Arizona: Challenging Arbitrary Procedures For Investigating the Citizenship of Registered Voters
This case challenges provisions in two 2022 Arizona laws targeting naturalized citizens and making voter registration needlessly more difficult. Provisions in the laws directed election officials to investigate the citizenship status of registered voters based simply on any “reason to believe” they were not U.S. citizens.
Wisconsin: Absentee Voters’ Rights
Fair Elections Center along with Wisconsin-based Law Forward, filed a complaint on behalf of the League of Women Voters of Wisconsin in Dane County Circuit Court, seeking both clarity and protection for absentee voters whose ballots have technical defects.

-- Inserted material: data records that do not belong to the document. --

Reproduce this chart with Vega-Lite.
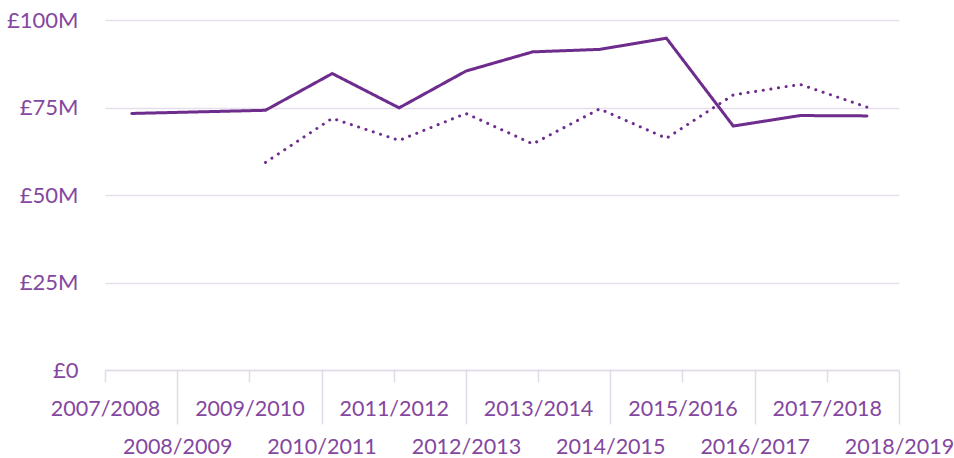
{
  "$schema": "https://vega.github.io/schema/vega-lite/v6.json",
  "width": 794,
  "height": 350,
  "autosize": {"type": "none"},
  "padding": {"left": 105, "top": 20, "right": 55, "bottom": 88},
  "background": "#ffffff",
  "config": {
    "view": {"stroke": null},
    "font": "Lato",
    "axis": {"labelFont": "Lato", "labelFontWeight": 400, "labelFontSize": 22, "labelColor": "#8447a0", "titleFontSize": 0}
  },
  "data": {
    "values": [
      {"year": "2007/2008", "series": "A", "value": 73.3},
      {"year": "2009/2010", "series": "A", "value": 74.2},
      {"year": "2010/2011", "series": "A", "value": 84.7},
      {"year": "2011/2012", "series": "A", "value": 74.9},
      {"year": "2012/2013", "series": "A", "value": 85.4},
      {"year": "2013/2014", "series": "A", "value": 90.9},
      {"year": "2014/2015", "series": "A", "value": 91.6},
      {"year": "2015/2016", "series": "A", "value": 94.8},
      {"year": "2016/2017", "series": "A", "value": 69.7},
      {"year": "2017/2018", "series": "A", "value": 72.7},
      {"year": "2018/2019", "series": "A", "value": 72.6},
      {"year": "2009/2010", "series": "B", "value": 59.3},
      {"year": "2010/2011", "series": "B", "value": 71.9},
      {"year": "2011/2012", "series": "B", "value": 65.6},
      {"year": "2012/2013", "series": "B", "value": 73.3},
      {"year": "2013/2014", "series": "B", "value": 64.6},
      {"year": "2014/2015", "series": "B", "value": 74.6},
      {"year": "2015/2016", "series": "B", "value": 66.2},
      {"year": "2016/2017", "series": "B", "value": 78.6},
      {"year": "2017/2018", "series": "B", "value": 81.6},
      {"year": "2018/2019", "series": "B", "value": 75.1}
    ]
  },
  "layer": [
    {
      "mark": {"type": "line", "opacity": 0},
      "encoding": {
        "x": {
          "field": "year", "type": "ordinal",
          "scale": {"type": "point", "padding": 0, "domain": ["2007/2008","2008/2009","2009/2010","2010/2011","2011/2012","2012/2013","2013/2014","2014/2015","2015/2016","2016/2017","2017/2018","2018/2019"]},
          "axis": {
            "title": null,
            "labelAngle": 0,
            "labelFontSize": 21.5,
            "labelOverlap": false,
            "labelBound": false,
            "labelFlush": false,
            "domainColor": "#e4dbea",
            "domainWidth": 1.5,
            "tickColor": "#e4dbea",
            "tickWidth": 1.5,
            "tickSize": {"condition": {"test": "parseInt(substring(datum.value,0,4)) % 2 == 0", "value": 54}, "value": 12},
            "labelPadding": {"condition": {"test": "parseInt(substring(datum.value,0,4)) % 2 == 0", "value": 12}, "value": 16}
          }
        },
        "y": {
          "field": "value", "type": "quantitative",
          "scale": {"domain": [0, 100], "nice": false},
          "axis": {
            "title": null,
            "values": [0, 25, 50, 75, 100],
            "labelExpr": "datum.value == 0 ? '£0' : '£' + datum.value + 'M'",
            "domain": false,
            "ticks": false,
            "grid": true,
            "gridColor": "#e6deec",
            "gridWidth": 1.5,
            "labelPadding": 27
          }
        }
      }
    },
    {
      "mark": {"type": "line", "stroke": "#6e2c8c", "strokeWidth": 3, "strokeCap": "round", "strokeJoin": "miter"},
      "encoding": {
        "x": {
          "field": "year", "type": "ordinal",
          "scale": {"type": "point", "padding": 0.44, "align": 0.455, "domain": ["2007/2008","2008/2009","2009/2010","2010/2011","2011/2012","2012/2013","2013/2014","2014/2015","2015/2016","2016/2017","2017/2018","2018/2019"]},
          "axis": null
        },
        "y": {"field": "value", "type": "quantitative"},
        "detail": {"field": "series"},
        "strokeDash": {
          "field": "series", "type": "nominal",
          "scale": {"domain": ["A", "B"], "range": [[1, 0], [0.1, 7.6]]},
          "legend": null
        }
      }
    }
  ],
  "resolve": {"scale": {"x": "independent"}}
}
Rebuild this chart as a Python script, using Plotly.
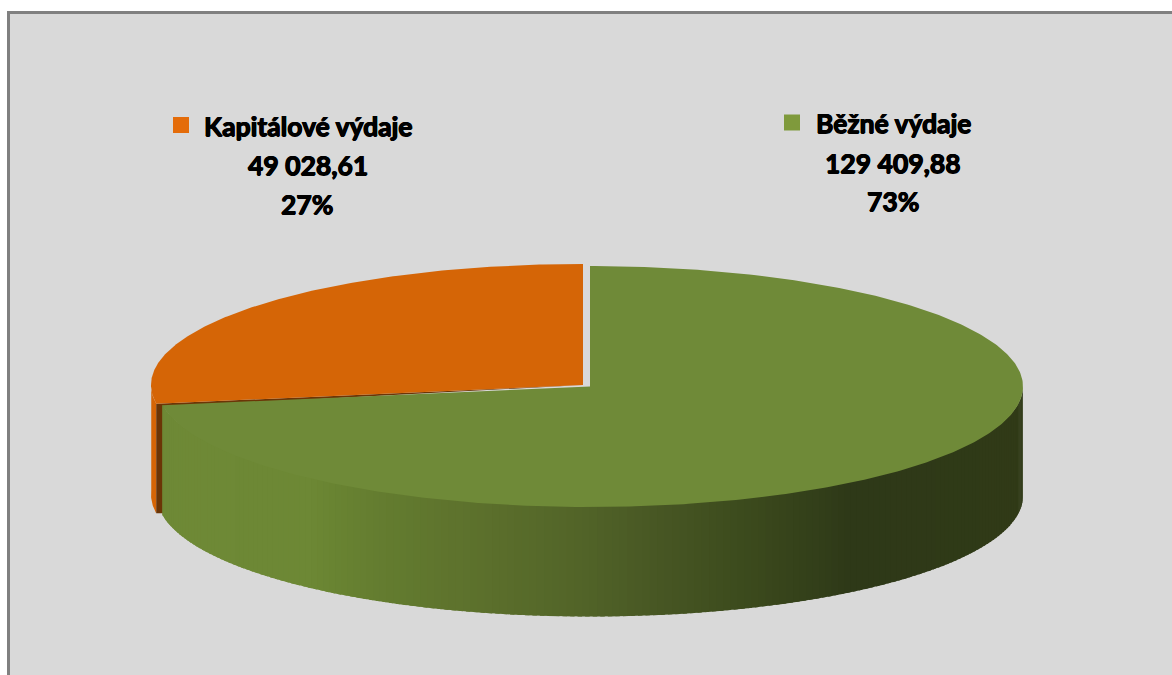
import numpy as np
import plotly.graph_objects as go

# ---- data ----
categories = ["Běžné výdaje", "Kapitálové výdaje"]
values = [129409.88, 49028.61]
value_labels = ["129 409,88", "49 028,61"]
percent_labels = ["73%", "27%"]

# ---- style / geometry ----
W, H = 1172, 675
BG, FRAME = "#d9d9d9", "#808080"
GREEN_TOP, ORANGE_TOP = "#6f8a38", "#d56506"
ORANGE_IN = "#6b3506"
GREEN_KEY, ORANGE_KEY = "#7f9a3c", "#e46c0a"
GREEN_C = (590.0, 386.5, 433.0, 120.5)
ORANGE_C = (583.0, 385.0, 432.0, 121.0)
DEPTH = 109.5
RAMP_X = [162, 310, 330, 400, 480, 580, 650, 760, 850, 1023]
RAMP_RGB = [(110, 137, 54), (109, 136, 53), (105, 132, 50), (98, 122, 47), (92, 112, 44),
            (82, 100, 40), (72, 88, 36), (58, 72, 28), (46, 57, 24), (48, 58, 23)]


def rim(c, deg):
    t = np.radians(deg)
    return c[0] + c[2] * np.sin(t), c[1] - c[3] * np.cos(t)


def arc(c, a, b, n=240):
    return rim(c, np.linspace(a, b, n))


total = sum(values)
split = 360.0 * values[0] / total

fig = go.Figure()


def poly(x, y, color):
    fig.add_trace(go.Scatter(x=list(x), y=list(y), mode="lines", fill="toself", fillcolor=color,
                             line=dict(width=0, color=color), hoverinfo="skip", showlegend=False))


# orange outer side: only the part left of the cut is visible
sx, sy = arc(ORANGE_C, split, 272, 40)
poly(np.r_[sx, sx[::-1]], np.r_[sy, (sy + DEPTH)[::-1]], ORANGE_TOP)
# orange cut face, mostly hidden behind the green slice
ex, ey = rim(ORANGE_C, split)
gex, gey = rim(GREEN_C, split)
poly([ex, ORANGE_C[0], gex + 2, gex + 2, ex],
     [ey, ORANGE_C[1], gey + 2, ey + DEPTH, ey + DEPTH], ORANGE_IN)
# orange top
ax, ay = arc(ORANGE_C, split, 360)
poly(np.r_[ORANGE_C[0], ax], np.r_[ORANGE_C[1], ay], ORANGE_TOP)

# green side, shaded strip by strip; each strip tucks under the top face to avoid a seam
edges = np.linspace(90, split, 172)
for a, b in zip(edges[:-1], edges[1:]):
    t = np.linspace(a, min(b + 0.6, split), 8)
    px, py = rim(GREEN_C, t)
    tuck = 3 * np.abs(np.cos(np.radians(t)))
    xm = rim(GREEN_C, (a + b) / 2)[0]
    rgb = [int(round(np.interp(xm, RAMP_X, [r[i] for r in RAMP_RGB]))) for i in range(3)]
    poly(np.r_[px, px[::-1]], np.r_[py - tuck, (py + DEPTH)[::-1]], "rgb(%d,%d,%d)" % tuple(rgb))

# green top
gx, gy = arc(GREEN_C, 0, split, 400)
poly(np.r_[GREEN_C[0], gx], np.r_[GREEN_C[1], gy], GREEN_TOP)

# legend keys
fig.add_trace(go.Scatter(x=[181], y=[125], mode="markers", hoverinfo="skip", showlegend=False,
                         marker=dict(symbol="square", size=16, color=ORANGE_KEY)))
fig.add_trace(go.Scatter(x=[792], y=[122.5], mode="markers", hoverinfo="skip", showlegend=False,
                         marker=dict(symbol="square", size=16, color=GREEN_KEY)))

FONT = dict(family="Lato, Carlito, sans-serif", size=26.5, color="#000000", weight=700,
            shadow="0.6px 0 0.6px #000, -0.6px 0 0.6px #000, 0 0.5px 0.6px #000")
labels = [
    (categories[1], 308, 126), (value_labels[1], 308, 165), (percent_labels[1], 307, 204),
    (categories[0], 893, 123), (value_labels[0], 893, 163), (percent_labels[0], 893, 201),
]
annotations = [dict(x=x, y=y, text=t, showarrow=False, xanchor="center", yanchor="middle", font=FONT)
               for t, x, y in labels]

fig.update_layout(
    width=W, height=H, margin=dict(l=0, r=0, t=0, b=0), paper_bgcolor="#ffffff", plot_bgcolor="#ffffff",
    showlegend=False, annotations=annotations,
    xaxis=dict(range=[0, W], visible=False, fixedrange=True),
    yaxis=dict(range=[H, 0], visible=False, fixedrange=True),
    shapes=[
        dict(type="rect", x0=8.5, x1=W + 5, y0=12.5, y1=H + 5, layer="below",
             fillcolor=BG, line=dict(color=FRAME, width=3)),
    ],
)
fig.write_html("out.html", config={"displayModeBar": False},
               post_script="document.body.style.margin='0';document.body.style.overflow='hidden';")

In February 2024, Wisconsin courts have rejected the Wisconsin State legislature’s bid to block relief for absentee voters won by the League of Women Voters of Wisconsin’s lawsuit. On January 30, the League, represented by Law Forward, Fair Elections Center, and Stafford Rosenbaum LLP, secured an order from the Dane County Circuit Court that protects four categories of absentee ballots with purported defects in the address recorded by the voter’s witness. That ruling relied on the 1964 Civil Rights Act which prohibits denying the right to vote for technical errors or omissions that are not material to determining a voter’s eligibility.
SCOTUS: Moore v. Harper
In October, 2022 Fair Elections Center joined the League of Women Voters of the United States, League chapters from all 50 states and the District of Columbia, and the law firm of O’Melveny & Myers and filed an amicus brief in the Moore v. Harper case before the U.S. Supreme Court. The case concerns the so-called “independent state legislature theory” (ISLT) which, if adopted, would have far-reaching implications for the future of American democracy.